It didn't take long for the fish to resume it's position on top of the water. Matt and I wondered what we should do. We didn't have the heart to exhume its still breathing body and boom-toss* it down the toilet or whatever you do with dead/half-dead goldfish.
My son was of course very interested. Being a three and an almost half year old apprentice doctor with a very unsterile toy doctor's kit, he was keen to get in on the action.
So we left it there. Our little dude told us that we should buy a doctor's kit for the other fish so they could look after the sick fish. Too cute.
While we were at home, we mentioned the sick fish to my Mum. Well to be accurate, I told her that the silver fish was looking a little worse for wear, and we thought it was dying. Mum was astounded. I couldn't figure out why. I told her we didn't know what to do with it, should we have removed it? We didn't know. We're no fish doctors. She was astounded that I had left a silverfish in the tank at all. Mum was confused with the fat critters that I am breeding in my linen cupboard - supersized silverfish - the insects, not the fish.
Anyway - I will get to the crux of the story.
We arrived home, and I was expecting to greet a very dead fish. I searched the tank. Nothing. Just three healthy, functioning swimming fish. No silver fish doing backstroke.

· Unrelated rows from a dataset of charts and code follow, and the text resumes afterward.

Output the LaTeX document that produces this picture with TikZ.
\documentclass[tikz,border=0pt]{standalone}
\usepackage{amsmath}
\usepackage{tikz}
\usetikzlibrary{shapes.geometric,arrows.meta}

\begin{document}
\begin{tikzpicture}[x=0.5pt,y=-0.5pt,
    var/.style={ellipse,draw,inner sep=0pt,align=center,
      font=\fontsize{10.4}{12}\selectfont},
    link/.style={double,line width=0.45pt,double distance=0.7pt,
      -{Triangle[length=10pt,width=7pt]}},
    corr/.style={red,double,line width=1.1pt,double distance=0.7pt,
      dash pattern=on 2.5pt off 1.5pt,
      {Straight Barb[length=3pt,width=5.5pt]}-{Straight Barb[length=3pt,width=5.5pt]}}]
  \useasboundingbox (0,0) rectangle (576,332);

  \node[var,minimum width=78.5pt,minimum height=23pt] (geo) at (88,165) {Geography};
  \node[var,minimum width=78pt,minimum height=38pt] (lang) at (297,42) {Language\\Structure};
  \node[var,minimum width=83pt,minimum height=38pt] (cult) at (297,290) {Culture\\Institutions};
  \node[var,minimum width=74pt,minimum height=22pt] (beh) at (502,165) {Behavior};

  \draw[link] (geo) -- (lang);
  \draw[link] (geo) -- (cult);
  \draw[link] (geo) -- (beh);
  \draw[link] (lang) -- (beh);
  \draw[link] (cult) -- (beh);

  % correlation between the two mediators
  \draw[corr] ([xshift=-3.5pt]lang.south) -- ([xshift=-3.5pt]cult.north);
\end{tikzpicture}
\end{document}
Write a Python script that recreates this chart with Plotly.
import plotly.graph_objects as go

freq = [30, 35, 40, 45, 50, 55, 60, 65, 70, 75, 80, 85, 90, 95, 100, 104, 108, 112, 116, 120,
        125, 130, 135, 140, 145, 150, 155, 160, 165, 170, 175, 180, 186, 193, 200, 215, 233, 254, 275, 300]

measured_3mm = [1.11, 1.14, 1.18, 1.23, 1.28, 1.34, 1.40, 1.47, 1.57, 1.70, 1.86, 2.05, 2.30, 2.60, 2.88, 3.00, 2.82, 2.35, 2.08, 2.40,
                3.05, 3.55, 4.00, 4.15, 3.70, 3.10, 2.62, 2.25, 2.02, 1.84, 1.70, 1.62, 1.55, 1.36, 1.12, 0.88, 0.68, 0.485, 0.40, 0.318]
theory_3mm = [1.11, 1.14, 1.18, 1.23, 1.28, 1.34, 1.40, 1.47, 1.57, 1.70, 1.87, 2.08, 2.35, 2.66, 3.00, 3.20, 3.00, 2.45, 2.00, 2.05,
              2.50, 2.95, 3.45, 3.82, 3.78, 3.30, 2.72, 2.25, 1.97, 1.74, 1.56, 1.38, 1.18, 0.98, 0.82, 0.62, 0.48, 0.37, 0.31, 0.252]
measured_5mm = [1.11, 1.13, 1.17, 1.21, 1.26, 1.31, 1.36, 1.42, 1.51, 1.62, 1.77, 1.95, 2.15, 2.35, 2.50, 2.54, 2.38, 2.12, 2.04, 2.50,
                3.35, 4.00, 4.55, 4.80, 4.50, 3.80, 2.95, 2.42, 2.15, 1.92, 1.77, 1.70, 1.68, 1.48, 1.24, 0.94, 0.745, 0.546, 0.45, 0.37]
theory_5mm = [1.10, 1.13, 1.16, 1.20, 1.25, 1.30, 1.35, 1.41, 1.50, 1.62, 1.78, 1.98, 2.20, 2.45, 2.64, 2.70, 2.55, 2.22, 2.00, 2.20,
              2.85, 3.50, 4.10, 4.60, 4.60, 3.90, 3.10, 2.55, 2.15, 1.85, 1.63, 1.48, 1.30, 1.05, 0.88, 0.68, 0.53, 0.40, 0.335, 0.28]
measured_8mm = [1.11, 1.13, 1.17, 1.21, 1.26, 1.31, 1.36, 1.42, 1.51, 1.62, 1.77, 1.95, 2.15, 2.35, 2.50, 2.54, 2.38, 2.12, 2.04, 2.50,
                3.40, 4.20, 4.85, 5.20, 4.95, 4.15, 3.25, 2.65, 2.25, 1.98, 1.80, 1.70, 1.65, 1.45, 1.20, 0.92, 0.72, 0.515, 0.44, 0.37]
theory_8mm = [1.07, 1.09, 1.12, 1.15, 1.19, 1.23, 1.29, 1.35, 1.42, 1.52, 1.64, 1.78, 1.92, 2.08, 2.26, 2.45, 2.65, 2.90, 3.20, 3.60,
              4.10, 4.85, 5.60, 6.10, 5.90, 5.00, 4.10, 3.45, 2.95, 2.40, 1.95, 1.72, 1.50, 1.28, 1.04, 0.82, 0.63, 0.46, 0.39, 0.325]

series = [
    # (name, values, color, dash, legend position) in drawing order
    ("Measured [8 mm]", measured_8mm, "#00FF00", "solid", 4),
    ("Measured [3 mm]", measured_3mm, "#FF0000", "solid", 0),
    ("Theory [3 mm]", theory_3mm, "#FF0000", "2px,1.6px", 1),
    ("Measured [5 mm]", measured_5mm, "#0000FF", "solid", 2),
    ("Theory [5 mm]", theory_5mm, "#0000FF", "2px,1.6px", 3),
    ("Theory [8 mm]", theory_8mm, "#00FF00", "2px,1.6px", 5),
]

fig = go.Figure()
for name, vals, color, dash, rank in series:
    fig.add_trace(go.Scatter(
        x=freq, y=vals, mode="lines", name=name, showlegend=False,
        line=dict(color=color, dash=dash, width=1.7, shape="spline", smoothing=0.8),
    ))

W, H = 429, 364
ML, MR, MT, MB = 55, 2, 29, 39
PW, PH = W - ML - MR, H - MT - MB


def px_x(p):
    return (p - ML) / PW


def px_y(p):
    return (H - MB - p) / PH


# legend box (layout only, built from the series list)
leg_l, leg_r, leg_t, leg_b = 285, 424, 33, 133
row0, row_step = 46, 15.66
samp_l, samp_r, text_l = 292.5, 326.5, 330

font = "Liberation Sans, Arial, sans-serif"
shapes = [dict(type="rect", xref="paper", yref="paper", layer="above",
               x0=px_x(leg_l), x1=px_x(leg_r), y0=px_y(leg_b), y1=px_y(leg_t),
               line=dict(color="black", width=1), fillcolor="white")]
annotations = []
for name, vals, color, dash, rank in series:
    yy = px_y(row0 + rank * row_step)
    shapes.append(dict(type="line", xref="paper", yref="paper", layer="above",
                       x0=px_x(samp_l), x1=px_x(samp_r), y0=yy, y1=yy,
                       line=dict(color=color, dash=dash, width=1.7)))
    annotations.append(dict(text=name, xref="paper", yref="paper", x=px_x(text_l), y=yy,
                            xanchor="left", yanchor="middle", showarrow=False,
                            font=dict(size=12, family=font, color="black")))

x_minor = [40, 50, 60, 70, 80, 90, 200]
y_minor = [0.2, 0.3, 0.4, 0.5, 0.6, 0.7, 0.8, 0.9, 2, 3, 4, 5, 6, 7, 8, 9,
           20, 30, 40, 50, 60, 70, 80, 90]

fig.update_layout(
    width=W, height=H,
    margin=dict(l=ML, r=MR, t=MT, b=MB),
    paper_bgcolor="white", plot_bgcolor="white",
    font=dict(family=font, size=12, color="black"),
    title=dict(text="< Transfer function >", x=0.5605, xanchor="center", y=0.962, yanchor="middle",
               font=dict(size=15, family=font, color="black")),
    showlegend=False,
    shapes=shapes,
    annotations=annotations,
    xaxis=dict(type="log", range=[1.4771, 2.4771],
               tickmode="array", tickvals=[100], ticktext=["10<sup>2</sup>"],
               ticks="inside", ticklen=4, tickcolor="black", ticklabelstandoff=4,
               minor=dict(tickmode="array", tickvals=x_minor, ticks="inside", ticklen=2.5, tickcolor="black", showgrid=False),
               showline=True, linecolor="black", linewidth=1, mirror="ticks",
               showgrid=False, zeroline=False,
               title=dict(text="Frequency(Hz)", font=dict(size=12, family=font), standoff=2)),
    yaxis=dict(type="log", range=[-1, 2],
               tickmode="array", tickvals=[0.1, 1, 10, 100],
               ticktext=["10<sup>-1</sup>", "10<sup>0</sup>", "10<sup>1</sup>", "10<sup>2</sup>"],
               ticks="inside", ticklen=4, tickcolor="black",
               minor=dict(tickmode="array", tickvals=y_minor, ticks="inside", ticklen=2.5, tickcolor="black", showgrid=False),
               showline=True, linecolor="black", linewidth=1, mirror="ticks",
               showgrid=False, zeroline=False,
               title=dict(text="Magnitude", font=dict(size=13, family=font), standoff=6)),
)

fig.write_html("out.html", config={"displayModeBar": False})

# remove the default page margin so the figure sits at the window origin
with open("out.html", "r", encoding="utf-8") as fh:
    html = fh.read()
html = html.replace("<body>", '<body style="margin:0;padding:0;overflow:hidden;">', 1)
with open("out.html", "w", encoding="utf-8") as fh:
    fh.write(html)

I asked my mother in law if she'd removed it, and she hadn't... No one else has been here in our absence.
So now it's a case of the missing silverfish. It's not in the tank. I've looked everywhere. Where can a half-dead silver fish go? Are goldfish cannibals?
And now my son keeps asking where the fish is (how do you explain death when there's no lifeless body to show??). He then told us that we should get another dying fish so that it can die too. And the poor little dude meant it too.
PS - Totally unrelated shot of the evening sky taken while we were away. I didn't really think you'd want a shot of our goldfish. Particularly not while the forensics are searching for the missing fish-member.
* Boom-toss - initially my son's word it means to throw something out, or jump on it - now firmly part of our family vernacular.